I’m trying to modify maxflow modeling from A User’s Guide to Picat. I have two versions, flow1 and flow2, as follows:

import cp,util.
main =>
    V = [1, 2, 3, 4, 5, 6, 7, 8],
    E = [{1, 2}, {1, 3}, {3, 4}, {2, 4}, {3, 5}, {5, 6}, {6, 7}, {7, 8}, {8, 5}],
    M = to_mat(V, E),
    foreach(Row in M) println(Row) end,
    flow1(M, 4, 7, S1),
    flow2(M, 4, 7, S2),
    printf("S1: %d / S2: %d", S1, S2).
    
to_mat(V, E) = M =>
    N = len(V),
    M = new_array(N, N),
    foreach(I in 1..N, J in 1..N)
        if membchk({I,J}, E) || membchk({J,I}, E) then M[I,J] = 1 else M[I,J] = 0 end
    end.

flow1(M, A, B, S) =>
    N = M.len,
    X = new_array(N, N),
    Y = X.transpose,
    foreach(I in 1..N, J in 1..N)
        X[I,J] :: 0..M[I,J]
    end,
    foreach(I in 1..N, J in 1..N)
        X[I,J] + X[J,I] #< 2
    end,
    foreach(I in 1..N, I!=A, I!=B)
        sum(Y[I]) #= sum(X[I])
    end,
    S #= sum(X[A]) - sum(Y[A]),
    solve([$max(S)], X).

flow2(M, A, B, S) =>
    N = M.len,
    X = new_array(N, N),
    foreach(I in 1..N, J in 1..N)
        X[I,J] :: -M[I,J]..M[I,J]
    end,
    foreach(I in 1..N, J in 1..N)
        X[I,J] #= -X[J,I]
    end,
    foreach(I in 1..N, I!=A, I!=B)
        sum(X[I]) #= 0
    end,
    S #= sum(X[A]),
    solve([$max(S)], X).

In flow1, Since the given graph is undirected and of unit capacity, I added a condition that both X[I,J] and X[J,I] cannot be positive at once.

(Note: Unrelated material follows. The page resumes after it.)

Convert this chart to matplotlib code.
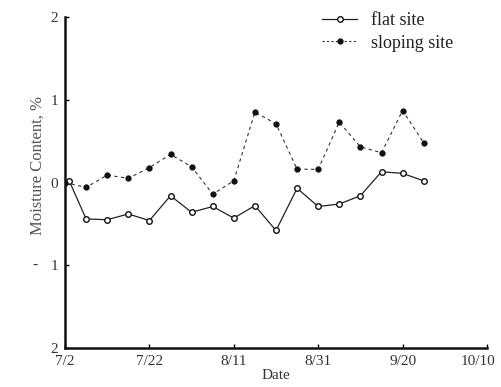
import matplotlib
matplotlib.use("Agg")
import matplotlib.pyplot as plt
import matplotlib.transforms as mtransforms
from matplotlib.lines import Line2D

# ---- data (days after 7/2) ----
flat_days = [1, 5, 10, 15, 20, 25, 30, 35, 40, 45, 50, 55, 60, 65, 70, 75, 80, 85]
flat_vals = [0.02, -0.44, -0.45, -0.38, -0.46, -0.16, -0.36, -0.29, -0.43, -0.28,
             -0.58, -0.07, -0.29, -0.26, -0.16, 0.13, 0.11, 0.02]
slope_days = [0, 5, 10, 15, 20, 25, 30, 35, 40, 45, 50, 55, 60, 65, 70, 75, 80, 85]
slope_vals = [0.0, -0.06, 0.09, 0.05, 0.18, 0.34, 0.19, -0.14, 0.02, 0.85,
              0.71, 0.16, 0.16, 0.73, 0.43, 0.36, 0.87, 0.48]
x_tick_pos = [0, 20, 40, 60, 80, 100]
x_tick_labels = ["7/2", "7/22", "8/11", "8/31", "9/20", "10/10"]
y_tick_pos = [-2, -1, 0, 1, 2]
y_tick_labels = ["2", "1", "0", "1", "2"]

plt.rcParams['font.family'] = ['Liberation Serif', 'DejaVu Serif']

fig = plt.figure(figsize=(5.02, 3.87), dpi=100)
ax = fig.add_axes([65/502, 39/387, 422/502, 331/387])

ax.plot(flat_days, flat_vals, '-', color='#222222', lw=0.9,
        marker='o', ms=4, mfc='white', mec='#111111', mew=1.0)
ax.plot(slope_days, slope_vals, '--', color='#333333', lw=0.8, dashes=(3, 3),
        marker='o', ms=3.5, mfc='#111111', mec='#111111')

ax.set_xlim(0, 100)
ax.set_ylim(-2, 2)
ax.set_xticks(x_tick_pos)
ax.set_xticklabels(x_tick_labels, fontsize=11, color='#333333')
ax.set_yticks(y_tick_pos)
ax.set_yticklabels(y_tick_labels, fontsize=11, color='#333333')
ax.tick_params(direction='in', length=3, width=1, pad=5)
for s in ['top', 'right']:
    ax.spines[s].set_visible(False)
for s in ['left', 'bottom']:
    ax.spines[s].set_linewidth(1.8)
    ax.spines[s].set_color('#111111')

# nudge last x label left so it stays inside the figure
last = ax.get_xticklabels()[-1]
last.set_transform(last.get_transform() +
                   mtransforms.ScaledTranslation(-9/100, 0, fig.dpi_scale_trans))

ax.set_xlabel("Date", fontsize=11, color='#333333', labelpad=1)
ax.set_ylabel("Moisture Content, %", fontsize=12, color='#555555')
ax.yaxis.set_label_coords(-0.045, 0.55)
fig.text(35/502, 1 - 265/387, "-", fontsize=11, color='#333333', ha='center', va='center')

handles = [
    Line2D([], [], ls='-', color='#222222', lw=0.9, marker='o', ms=4,
           mfc='white', mec='#111111', markevery=[0, 1]),
    Line2D([], [], ls='--', color='#333333', lw=0.8, dashes=(2, 2), marker='o', ms=3.5,
           mfc='#111111', mec='#111111', markevery=[1]),
]
leg = ax.legend(handles, ["flat site", "sloping site"], loc='upper left',
                bbox_to_anchor=(0.588, 1.042), frameon=False, fontsize=13,
                handlelength=1.95, labelspacing=0.3, handletextpad=0.75,
                borderpad=0)
for t in leg.get_texts():
    t.set_color('#222222')

fig.savefig("out.png", dpi=100)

In flow2, X[I,J] essentially represents the value of X[I,J] - X[J,I] in flow1.

I’m pretty sure the two models are equivalent, and indeed I get the same result when I import cp. However, with import sat instead, the two results are different for the graph instance given.

% with `import cp`
S1: 1 / S2: 1

% with `import sat`
S1: 1 / S2: 0

Are the models actually different, or is there any subtle difference in how cp and sat handle the given constraints?